A meal at Chihana is an amazing experience. On entering the small restaurant, one could not help marvel at the stacks of colourful porcelain serving dishes, meticulously arranged (there are 6 on each stack), at the back of the counter. Chihana’s Kaiseki is anything but traditional.
1. The first course was hirame fritter with grapefruit jelly. The chef explained that it was from a particularly rare part of the hirame. Could one imagine more contrasting texture and flavor than fritter and jelly?
2. The second course was torigai in white miso sauce. I have never had sweeter and more succulent torigai.
3. Then came shirako with broad beans.

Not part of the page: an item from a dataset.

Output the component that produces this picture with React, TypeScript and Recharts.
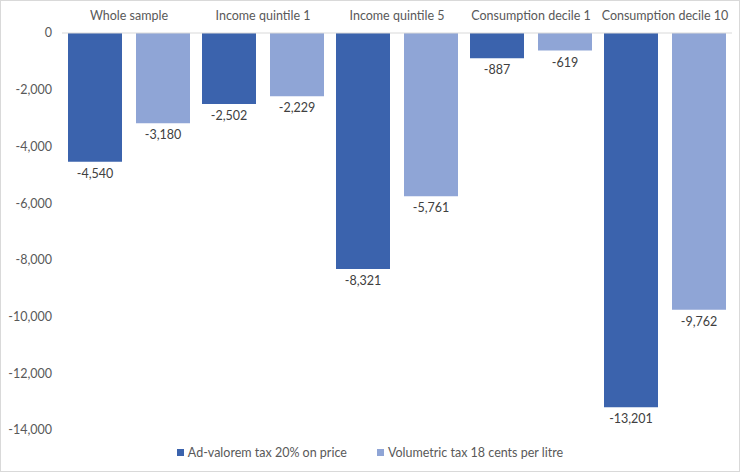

The shirako had a milky texture and was piping hot.
4. Next was the cheek of ray fish in ginger and leek soup. I didn’t even know it is edible and its texture was nearly as milky as the shirako.
5. Grilled chu-toro with green onion followed. It was perfect.
6. The next course, vinegared ainame was the only weak link of the meal.
7. The soup course was seaweed and bamboo shoot. Elsewhere, kinome always dot bamboo shoots but much to my relief, the kinome leaf was not meant to be eaten. The soup was clear and the subtle taste offered a wonderful contrast with the ainame.
8. Sashima came next. The hirame and toro sashimi were of the highest quality. The hirame I had was always chewy (not in an enjoyable way), the hirame at Chihana had truly wonderful texture. Only now do I understand why the hirame is such an esteemed fish.
9. The hassun consisted of 5 small plates. A whole range of texture and flavor were on display. The crushed squid and the essence of soy beans were particularly refreshing.
10. Then came grilled mutsu in spring vegetable sauce.
11. Spring vegetables simmered with tofu.
12. Vinegared cabbage with red pepper, pine nut, shira-uno and grape jelly cleanse the palette for the final gohan.